Io credo che banalmente sia quello di aprire lo spazio dell’immaginario. Il che non significa necessariamente o unicamente presentare un’immagine positiva della lesbica e di tutte le possibili varianti dell’alterità, che poi sono tutt* coloro che non si conformano all’ideale del maschio bianco cisgender eterosessuale normodotato buonpadredifamiglia e via discorrendo. Presentare quindi soggettività in continuo movimento, che si modificano, perché è così spesso nella realtà quotidiana di molte, scrollandosi di dosso le incrostazioni delle identità fisse e monolitiche. In questo grande è il lavoro dei Motus, la compagnia teatrale che con Mdlsx porta in scena la performance di Silvia Calderoni attraverso cui è espressa la libertà di transitare da un genere all’altro, abbattendo ogni tipo di pregiudizio e barriera.
Quali sono oggi gli stereotipi più odiosi e ricorrenti che gravano sull’immaginario collettivo relativamente alla comunità lesbica?
Probabilmente permane la convinzione dell’odio verso il maschio con tutto quel che comporta nei termini di una presunta incapacità di vivere in modo completo e consapevole la propria sessualità. D’altra parte se il femminile ancora è considerato alla stregua di una mancanza che ha valore solo se opposto al maschile, quale considerazione ci si può aspettare da chi deraglia dal binarismo eterosessista? Ancora è viva e vegeta l’idea che la lesbica odi i maschi, che la lesbica butch sia un maschio mancato e così ecco che senza che te ne accorgi la narrazione, quella dominante, ancora torna e sta ossessivamente sul maschile. Il maschio al centro e le altre, tutte le altre soggettività differenti ai margini, dove, come ben ci ha insegnato Gloria Anzaldúa, sappiamo ormai che si può vivere benissimo.

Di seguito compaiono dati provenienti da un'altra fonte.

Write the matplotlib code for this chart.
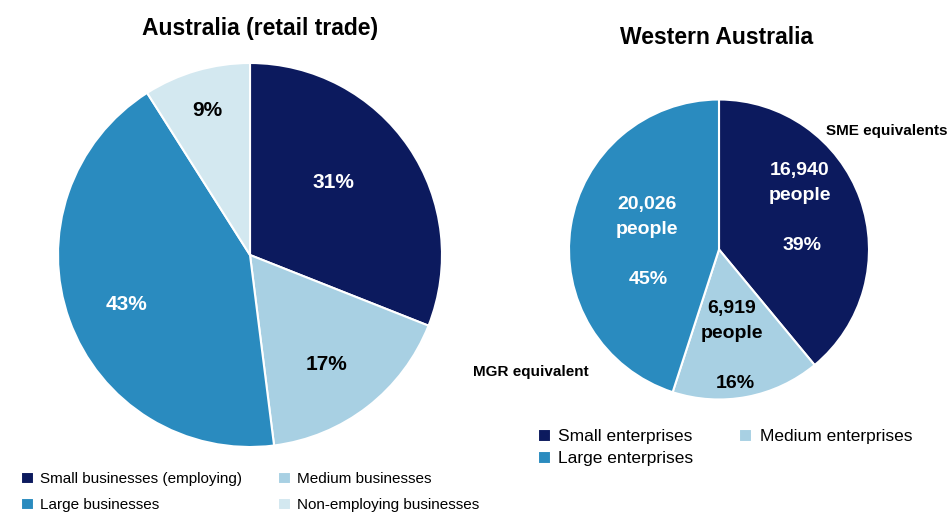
import matplotlib.pyplot as plt

plt.rcParams['font.family'] = ['Liberation Sans', 'DejaVu Sans']

NAVY = '#0c1a5e'
MID = '#2a8bbf'
LIGHT = '#a8d0e3'
PALE = '#d3e8f0'

# Australia (retail trade) shares, clockwise from 12 o'clock
aus_labels = ['Small businesses (employing)', 'Medium businesses',
              'Large businesses', 'Non-employing businesses']
aus_share = [31, 17, 43, 9]

# Western Australia
wa_labels = ['Small enterprises', 'Medium enterprises', 'Large enterprises']
wa_share = [39, 16, 45]
wa_people = ['16,940', '6,919', '20,026']

H = 512
fig = plt.figure(figsize=(9.49, 5.12), dpi=100)
ax = fig.add_axes([0, 0, 1, 1])

wp = dict(edgecolor='white', linewidth=1.5)
aus_w, _ = ax.pie(aus_share, colors=[NAVY, LIGHT, MID, PALE], startangle=90,
                  counterclock=False, center=(250, H - 255), radius=192,
                  wedgeprops=wp, frame=True)
wa_w, _ = ax.pie(wa_share, colors=[NAVY, LIGHT, MID], startangle=90,
                 counterclock=False, center=(719, H - 249.5), radius=150,
                 wedgeprops=wp, frame=True)
ax.set_xlim(0, 949)
ax.set_ylim(0, H)
ax.set_aspect('equal')
ax.axis('off')

def txt(x, y, s, color='black', size=15, **kw):
    ax.text(x, H - y, s, color=color, fontsize=size, fontweight='bold',
            ha='center', va='center', **kw)

txt(260, 29, 'Australia (retail trade)', size=16.5)
txt(717, 38, 'Western Australia', size=16.5)

txt(333, 183, f'{aus_share[0]}%', 'white')
txt(327, 365, f'{aus_share[1]}%')
txt(127, 305, f'{aus_share[2]}%', 'white')
txt(207, 111, f'{aus_share[3]}%')

txt(800, 183, f'{wa_people[0]}\npeople', 'white', 14, linespacing=1.6)
txt(802, 245, f'{wa_share[0]}%', 'white', 14)
txt(732, 321, f'{wa_people[1]}\npeople', 'black', 14, linespacing=1.55)
txt(735, 383, f'{wa_share[1]}%', 'black', 14)
txt(647, 217, f'{wa_people[2]}\npeople', 'white', 14, linespacing=1.6)
txt(648, 279, f'{wa_share[2]}%', 'white', 14)

ax.text(948, H - 131, 'SME equivalents', fontsize=11, fontweight='bold',
        ha='right', va='center')
ax.text(473, H - 372, 'MGR equivalent', fontsize=11, fontweight='bold',
        ha='left', va='center')

# legends: column-first fill, so reorder
order = [0, 2, 1, 3]
fig.legend([aus_w[i] for i in order], [aus_labels[i] for i in order],
           ncol=2, loc='upper left', bbox_to_anchor=(21 / 949, 1 - 472 / H),
           frameon=False, fontsize=11, handlelength=0.85, handleheight=0.85,
           handletextpad=0.42, columnspacing=2.3, labelspacing=0.75,
           borderpad=0, borderaxespad=0)
order = [0, 2, 1]
fig.legend([wa_w[i] for i in order], [wa_labels[i] for i in order],
           ncol=2, loc='upper left', bbox_to_anchor=(538 / 949, 1 - 429 / H),
           frameon=False, fontsize=12.5, handlelength=0.75, handleheight=0.75,
           handletextpad=0.42, columnspacing=2.64, labelspacing=0.38,
           borderpad=0, borderaxespad=0)

fig.savefig('out.png', dpi=100, facecolor='white')
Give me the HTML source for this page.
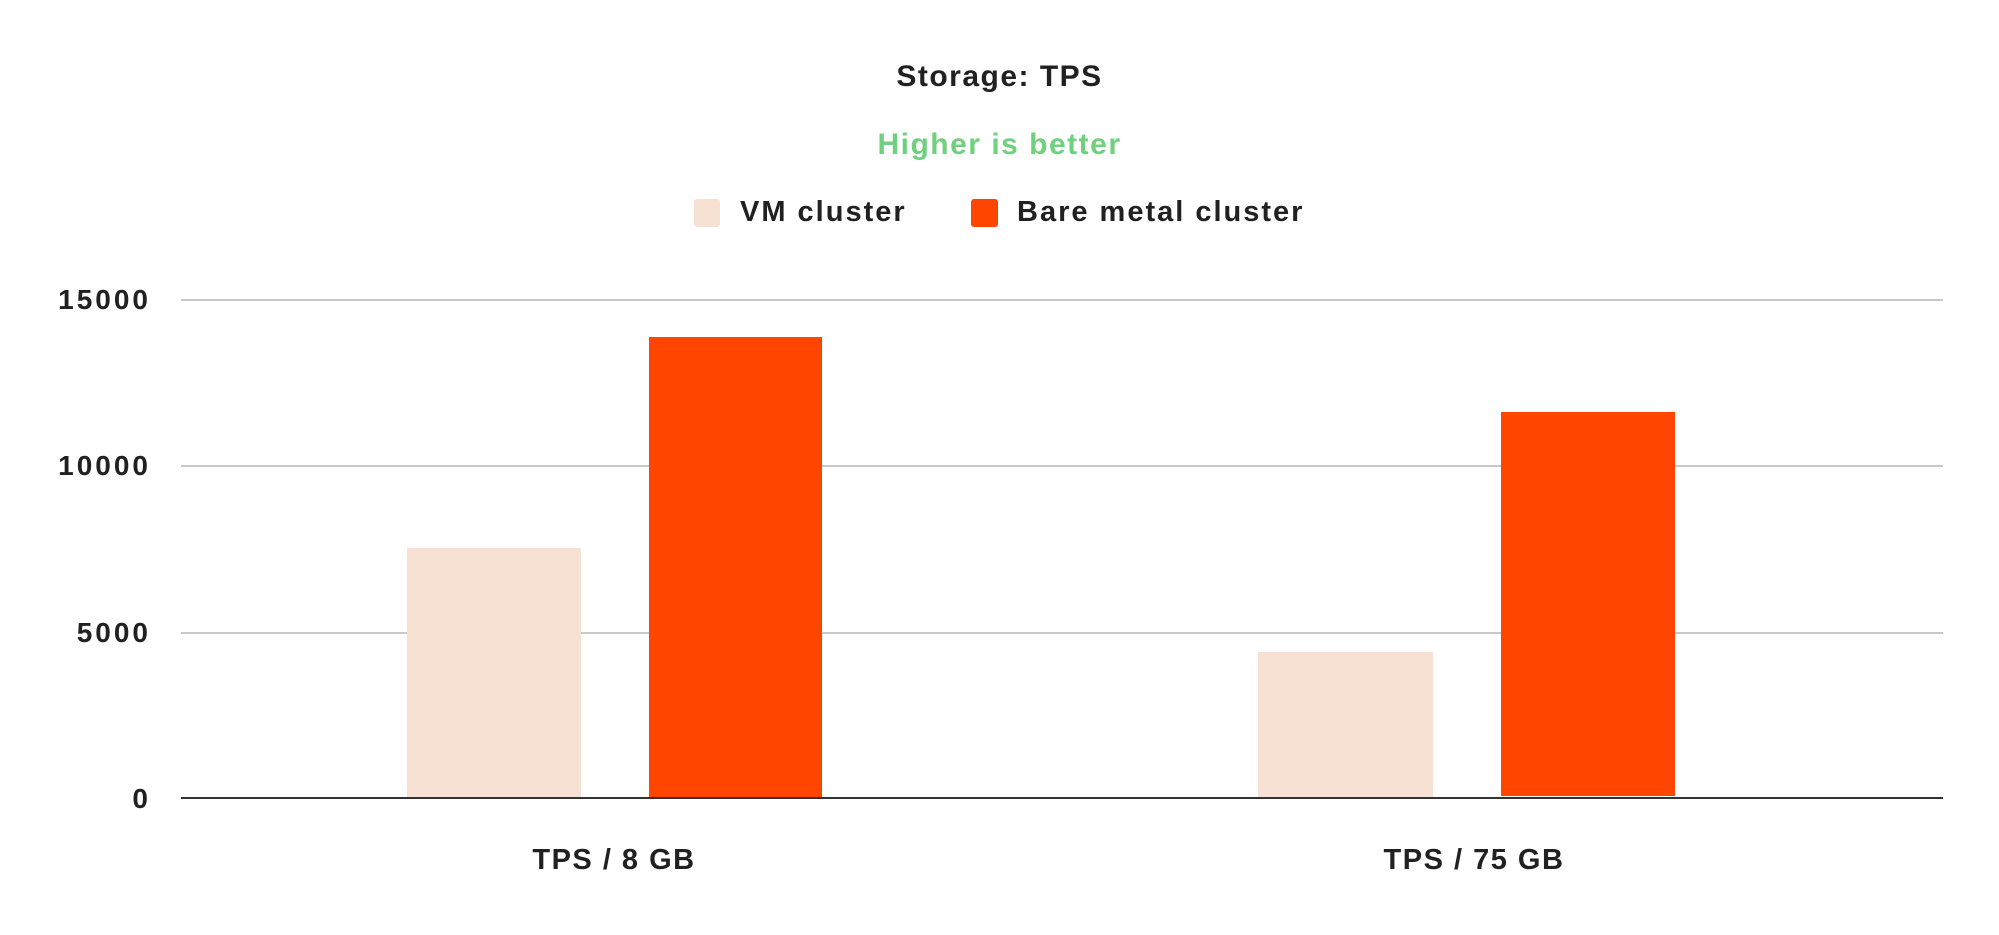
<!DOCTYPE html>
<html><head><meta charset="utf-8"><style>
html,body{margin:0;padding:0;background:#fff;}
body{width:1999px;height:935px;position:relative;overflow:hidden;font-family:"Liberation Sans",sans-serif;}
.t{position:absolute;white-space:nowrap;color:#212121;font-weight:bold;}
.g{position:absolute;left:181px;width:1762px;height:2px;background:#c8c8c8;}
.b{position:absolute;}
</style></head><body>
<div class="t" style="left:0;width:1999px;text-align:center;top:60px;font-size:30px;letter-spacing:1.5px;">Storage: TPS</div>
<div class="t" style="left:0;width:1999px;text-align:center;top:128px;font-size:30px;letter-spacing:1.5px;color:#6fd07d;">Higher is better</div>
<div class="b" style="left:694px;top:199px;width:26px;height:28px;background:#f7e1d3;border-radius:3px;"></div>
<div class="t" style="left:740px;top:196px;font-size:29px;letter-spacing:2px;">VM cluster</div>
<div class="b" style="left:971px;top:199px;width:27px;height:28px;background:#ff4500;border-radius:3px;"></div>
<div class="t" style="left:1017px;top:196px;font-size:29px;letter-spacing:2px;">Bare metal cluster</div>
<div class="g" style="top:299px"></div>
<div class="g" style="top:465px"></div>
<div class="g" style="top:632px"></div>
<div class="t" style="left:0;width:151px;text-align:right;top:284px;font-size:28px;letter-spacing:3px;">15000</div>
<div class="t" style="left:0;width:151px;text-align:right;top:450px;font-size:28px;letter-spacing:3px;">10000</div>
<div class="t" style="left:0;width:151px;text-align:right;top:617px;font-size:28px;letter-spacing:3px;">5000</div>
<div class="t" style="left:0;width:151px;text-align:right;top:783px;font-size:28px;letter-spacing:3px;">0</div>
<div class="b" style="left:407px;top:548px;width:174px;height:250px;background:#f7e1d3;"></div>
<div class="b" style="left:649px;top:337px;width:173px;height:461px;background:#ff4500;"></div>
<div class="b" style="left:1258px;top:652px;width:175px;height:146px;background:#f7e1d3;"></div>
<div class="b" style="left:1501px;top:412px;width:174px;height:384px;background:#ff4500;"></div>
<div class="b" style="left:181px;top:797px;width:1762px;height:2px;background:#333;"></div>
<div class="t" style="left:464px;width:300px;text-align:center;top:844px;font-size:29px;letter-spacing:1.5px;">TPS / 8 GB</div>
<div class="t" style="left:1324px;width:300px;text-align:center;top:844px;font-size:29px;letter-spacing:1.5px;">TPS / 75 GB</div>
</body></html>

Se dovessi consigliare alle nostre lettrici e lettori un paio di opere letterarie e/o cinematografiche importanti per la cultura lesbica contemporanea, quali sceglieresti?
Mi affido alle mie ultime letture perché il panorama editoriale è molto ricco ultimamente e non è facile scegliere. Sicuramente Appunti per un dizionario delle amanti di Monique Wittig e Sande Zeit, a cura del collettivo Onna Pas e pubblicato da Meltemi. È un testo che ha la capacità di ribaltare e risemantizzare significati, storie e miti; una sorta di visione utopica e lesbica del mondo. Poi la graphic novel di Rén, Non sono questi i problemi (BeccoGiallo Edizioni) sul coming out e sulla lesbofobia che condiziona ancora la vita di molte. Chiudo con un film, Ritratto della giovane in fiamme di Céline Sciamma che, grazie a Some Prefer Cake e Gender Bender, ho avuto l’onore di presentare a Bologna. Oltre la bella trama, la splendida recitazione, mi ha incantato proprio lo sguardo della regista, che davvero sembra dare veri occhi a quel female gaze di cui tanto si parla ma che ancora sfugge a una definizione precisa.